Leave out the pictures and repeat the data exactly.
** Start of SUPPLIED RECORDS **
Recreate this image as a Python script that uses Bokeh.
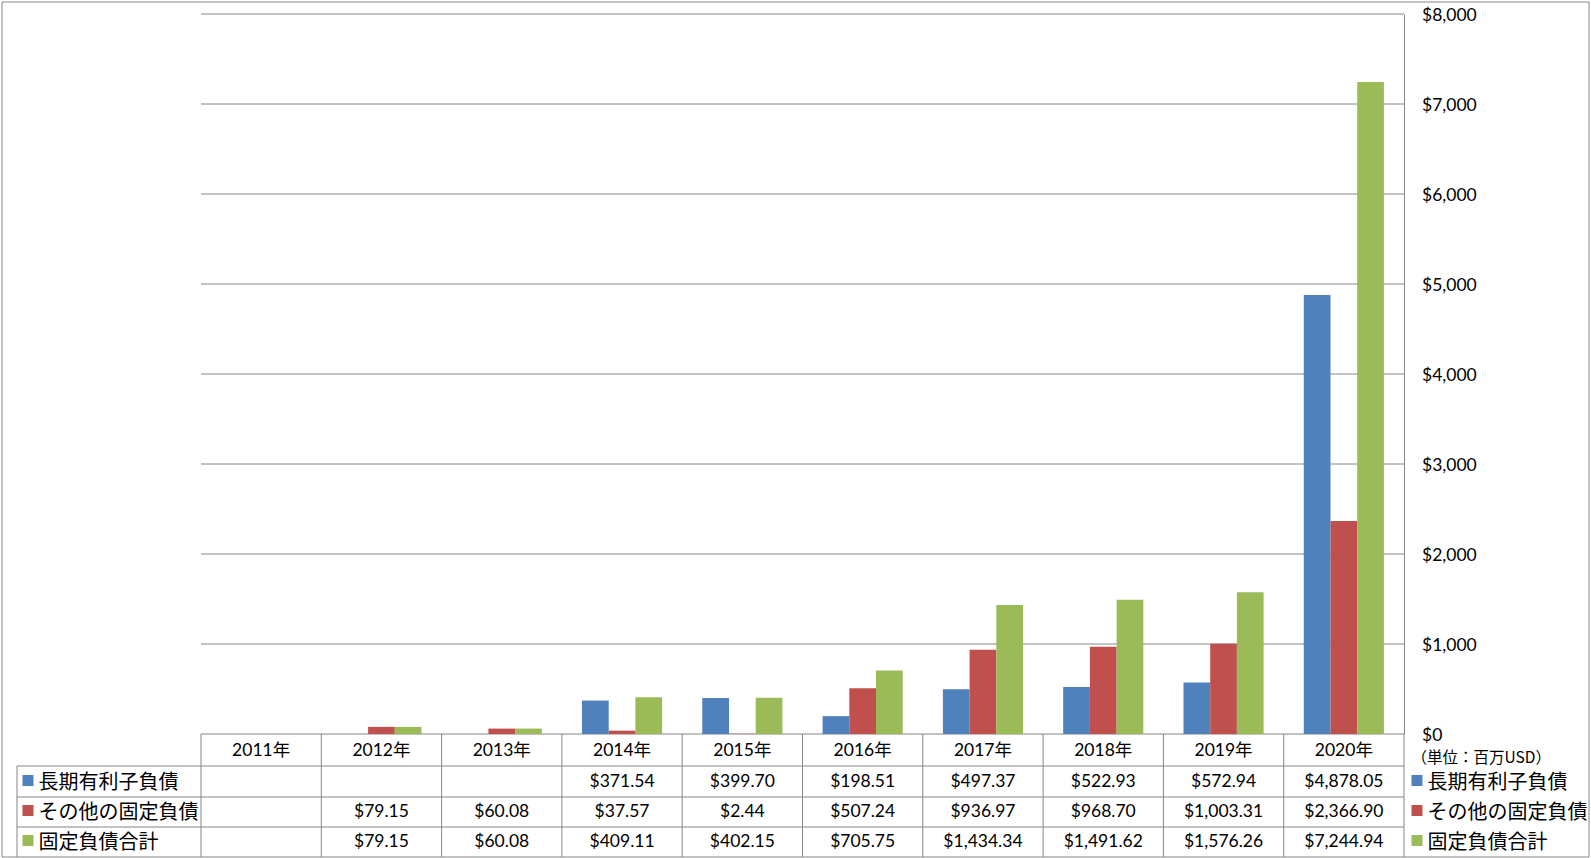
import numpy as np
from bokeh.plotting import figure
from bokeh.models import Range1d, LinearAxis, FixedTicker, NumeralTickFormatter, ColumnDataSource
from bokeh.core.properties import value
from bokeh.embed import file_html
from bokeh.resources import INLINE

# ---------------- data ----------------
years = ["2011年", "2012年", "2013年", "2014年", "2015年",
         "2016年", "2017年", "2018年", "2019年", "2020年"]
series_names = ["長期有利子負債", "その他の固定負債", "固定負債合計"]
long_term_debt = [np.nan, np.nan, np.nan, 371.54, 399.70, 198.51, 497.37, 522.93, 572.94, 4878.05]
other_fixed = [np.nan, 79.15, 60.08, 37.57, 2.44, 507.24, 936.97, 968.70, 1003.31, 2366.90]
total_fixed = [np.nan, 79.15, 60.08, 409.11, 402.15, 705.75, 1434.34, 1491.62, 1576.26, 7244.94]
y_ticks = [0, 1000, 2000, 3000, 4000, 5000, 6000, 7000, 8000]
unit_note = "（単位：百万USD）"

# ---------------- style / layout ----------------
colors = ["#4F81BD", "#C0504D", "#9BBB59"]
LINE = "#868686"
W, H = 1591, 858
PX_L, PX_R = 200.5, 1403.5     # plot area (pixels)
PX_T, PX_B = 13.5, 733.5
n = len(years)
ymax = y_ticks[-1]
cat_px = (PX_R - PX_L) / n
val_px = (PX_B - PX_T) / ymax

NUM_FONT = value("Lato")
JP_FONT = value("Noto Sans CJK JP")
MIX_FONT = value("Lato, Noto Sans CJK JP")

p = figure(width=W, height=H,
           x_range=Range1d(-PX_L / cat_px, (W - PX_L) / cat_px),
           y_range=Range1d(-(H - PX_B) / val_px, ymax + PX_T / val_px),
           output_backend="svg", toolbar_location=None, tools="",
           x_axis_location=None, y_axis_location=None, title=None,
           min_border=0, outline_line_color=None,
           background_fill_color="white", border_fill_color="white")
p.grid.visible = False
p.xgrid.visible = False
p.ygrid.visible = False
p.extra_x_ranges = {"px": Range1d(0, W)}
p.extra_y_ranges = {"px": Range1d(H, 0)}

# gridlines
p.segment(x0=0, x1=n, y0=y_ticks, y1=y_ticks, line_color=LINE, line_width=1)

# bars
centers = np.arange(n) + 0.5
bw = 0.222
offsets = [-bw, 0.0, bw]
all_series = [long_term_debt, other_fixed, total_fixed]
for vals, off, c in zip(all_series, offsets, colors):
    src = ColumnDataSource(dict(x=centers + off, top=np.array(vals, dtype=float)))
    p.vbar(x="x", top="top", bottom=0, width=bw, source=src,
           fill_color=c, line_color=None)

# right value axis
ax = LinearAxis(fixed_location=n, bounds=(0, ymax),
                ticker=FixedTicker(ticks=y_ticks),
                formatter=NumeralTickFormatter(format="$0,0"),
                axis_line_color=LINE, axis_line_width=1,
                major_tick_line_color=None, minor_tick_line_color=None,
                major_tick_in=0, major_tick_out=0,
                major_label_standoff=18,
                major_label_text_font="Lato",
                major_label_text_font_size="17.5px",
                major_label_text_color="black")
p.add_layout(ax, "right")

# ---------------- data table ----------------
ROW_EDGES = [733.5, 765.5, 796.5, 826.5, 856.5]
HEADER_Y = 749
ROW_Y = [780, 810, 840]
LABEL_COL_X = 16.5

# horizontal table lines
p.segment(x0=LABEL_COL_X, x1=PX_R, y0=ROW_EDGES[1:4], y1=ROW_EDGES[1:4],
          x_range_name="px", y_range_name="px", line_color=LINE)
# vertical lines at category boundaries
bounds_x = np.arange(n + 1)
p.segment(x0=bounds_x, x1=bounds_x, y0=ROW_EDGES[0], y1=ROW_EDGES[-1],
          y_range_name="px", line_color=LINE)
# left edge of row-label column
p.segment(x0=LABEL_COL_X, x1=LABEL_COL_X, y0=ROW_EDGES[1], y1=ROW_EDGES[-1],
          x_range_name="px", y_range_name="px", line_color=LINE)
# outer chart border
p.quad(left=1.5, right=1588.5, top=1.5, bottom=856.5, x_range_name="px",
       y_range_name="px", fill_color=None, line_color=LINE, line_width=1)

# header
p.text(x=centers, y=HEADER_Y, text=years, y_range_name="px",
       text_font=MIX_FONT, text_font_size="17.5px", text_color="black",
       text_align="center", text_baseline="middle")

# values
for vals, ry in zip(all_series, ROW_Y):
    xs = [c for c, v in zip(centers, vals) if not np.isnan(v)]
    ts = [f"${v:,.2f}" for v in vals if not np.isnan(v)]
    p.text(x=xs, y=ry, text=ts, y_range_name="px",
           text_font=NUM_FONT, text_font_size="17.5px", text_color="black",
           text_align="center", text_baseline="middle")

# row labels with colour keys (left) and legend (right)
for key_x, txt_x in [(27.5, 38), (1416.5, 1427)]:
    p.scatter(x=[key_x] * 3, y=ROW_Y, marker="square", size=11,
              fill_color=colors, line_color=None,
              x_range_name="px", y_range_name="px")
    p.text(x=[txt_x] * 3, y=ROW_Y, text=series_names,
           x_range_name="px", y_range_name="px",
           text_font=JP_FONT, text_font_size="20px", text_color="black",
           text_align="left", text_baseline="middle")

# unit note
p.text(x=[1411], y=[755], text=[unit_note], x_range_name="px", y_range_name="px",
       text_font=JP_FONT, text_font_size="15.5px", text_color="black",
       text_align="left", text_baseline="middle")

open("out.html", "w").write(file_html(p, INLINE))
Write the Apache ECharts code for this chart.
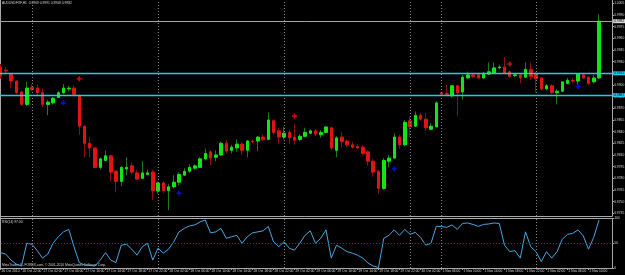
** End of SUPPLIED RECORDS **
• CORRECT ANSWER
Recreate this image as a Python script that uses Bokeh.
import numpy as np
from bokeh.plotting import figure
from bokeh.models import Range1d, LinearAxis, FixedTicker, NumeralTickFormatter, ColumnDataSource
from bokeh.core.properties import value
from bokeh.embed import file_html
from bokeh.resources import INLINE

# ---------------- data ----------------
years = ["2011年", "2012年", "2013年", "2014年", "2015年",
         "2016年", "2017年", "2018年", "2019年", "2020年"]
series_names = ["長期有利子負債", "その他の固定負債", "固定負債合計"]
long_term_debt = [np.nan, np.nan, np.nan, 371.54, 399.70, 198.51, 497.37, 522.93, 572.94, 4878.05]
other_fixed = [np.nan, 79.15, 60.08, 37.57, 2.44, 507.24, 936.97, 968.70, 1003.31, 2366.90]
total_fixed = [np.nan, 79.15, 60.08, 409.11, 402.15, 705.75, 1434.34, 1491.62, 1576.26, 7244.94]
y_ticks = [0, 1000, 2000, 3000, 4000, 5000, 6000, 7000, 8000]
unit_note = "（単位：百万USD）"

# ---------------- style / layout ----------------
colors = ["#4F81BD", "#C0504D", "#9BBB59"]
LINE = "#868686"
W, H = 1591, 858
PX_L, PX_R = 200.5, 1403.5     # plot area (pixels)
PX_T, PX_B = 13.5, 733.5
n = len(years)
ymax = y_ticks[-1]
cat_px = (PX_R - PX_L) / n
val_px = (PX_B - PX_T) / ymax

NUM_FONT = value("Lato")
JP_FONT = value("Noto Sans CJK JP")
MIX_FONT = value("Lato, Noto Sans CJK JP")

p = figure(width=W, height=H,
           x_range=Range1d(-PX_L / cat_px, (W - PX_L) / cat_px),
           y_range=Range1d(-(H - PX_B) / val_px, ymax + PX_T / val_px),
           output_backend="svg", toolbar_location=None, tools="",
           x_axis_location=None, y_axis_location=None, title=None,
           min_border=0, outline_line_color=None,
           background_fill_color="white", border_fill_color="white")
p.grid.visible = False
p.xgrid.visible = False
p.ygrid.visible = False
p.extra_x_ranges = {"px": Range1d(0, W)}
p.extra_y_ranges = {"px": Range1d(H, 0)}

# gridlines
p.segment(x0=0, x1=n, y0=y_ticks, y1=y_ticks, line_color=LINE, line_width=1)

# bars
centers = np.arange(n) + 0.5
bw = 0.222
offsets = [-bw, 0.0, bw]
all_series = [long_term_debt, other_fixed, total_fixed]
for vals, off, c in zip(all_series, offsets, colors):
    src = ColumnDataSource(dict(x=centers + off, top=np.array(vals, dtype=float)))
    p.vbar(x="x", top="top", bottom=0, width=bw, source=src,
           fill_color=c, line_color=None)

# right value axis
ax = LinearAxis(fixed_location=n, bounds=(0, ymax),
                ticker=FixedTicker(ticks=y_ticks),
                formatter=NumeralTickFormatter(format="$0,0"),
                axis_line_color=LINE, axis_line_width=1,
                major_tick_line_color=None, minor_tick_line_color=None,
                major_tick_in=0, major_tick_out=0,
                major_label_standoff=18,
                major_label_text_font="Lato",
                major_label_text_font_size="17.5px",
                major_label_text_color="black")
p.add_layout(ax, "right")

# ---------------- data table ----------------
ROW_EDGES = [733.5, 765.5, 796.5, 826.5, 856.5]
HEADER_Y = 749
ROW_Y = [780, 810, 840]
LABEL_COL_X = 16.5

# horizontal table lines
p.segment(x0=LABEL_COL_X, x1=PX_R, y0=ROW_EDGES[1:4], y1=ROW_EDGES[1:4],
          x_range_name="px", y_range_name="px", line_color=LINE)
# vertical lines at category boundaries
bounds_x = np.arange(n + 1)
p.segment(x0=bounds_x, x1=bounds_x, y0=ROW_EDGES[0], y1=ROW_EDGES[-1],
          y_range_name="px", line_color=LINE)
# left edge of row-label column
p.segment(x0=LABEL_COL_X, x1=LABEL_COL_X, y0=ROW_EDGES[1], y1=ROW_EDGES[-1],
          x_range_name="px", y_range_name="px", line_color=LINE)
# outer chart border
p.quad(left=1.5, right=1588.5, top=1.5, bottom=856.5, x_range_name="px",
       y_range_name="px", fill_color=None, line_color=LINE, line_width=1)

# header
p.text(x=centers, y=HEADER_Y, text=years, y_range_name="px",
       text_font=MIX_FONT, text_font_size="17.5px", text_color="black",
       text_align="center", text_baseline="middle")

# values
for vals, ry in zip(all_series, ROW_Y):
    xs = [c for c, v in zip(centers, vals) if not np.isnan(v)]
    ts = [f"${v:,.2f}" for v in vals if not np.isnan(v)]
    p.text(x=xs, y=ry, text=ts, y_range_name="px",
           text_font=NUM_FONT, text_font_size="17.5px", text_color="black",
           text_align="center", text_baseline="middle")

# row labels with colour keys (left) and legend (right)
for key_x, txt_x in [(27.5, 38), (1416.5, 1427)]:
    p.scatter(x=[key_x] * 3, y=ROW_Y, marker="square", size=11,
              fill_color=colors, line_color=None,
              x_range_name="px", y_range_name="px")
    p.text(x=[txt_x] * 3, y=ROW_Y, text=series_names,
           x_range_name="px", y_range_name="px",
           text_font=JP_FONT, text_font_size="20px", text_color="black",
           text_align="left", text_baseline="middle")

# unit note
p.text(x=[1411], y=[755], text=[unit_note], x_range_name="px", y_range_name="px",
       text_font=JP_FONT, text_font_size="15.5px", text_color="black",
       text_align="left", text_baseline="middle")

open("out.html", "w").write(file_html(p, INLINE))
Write the Apache ECharts code for this chart.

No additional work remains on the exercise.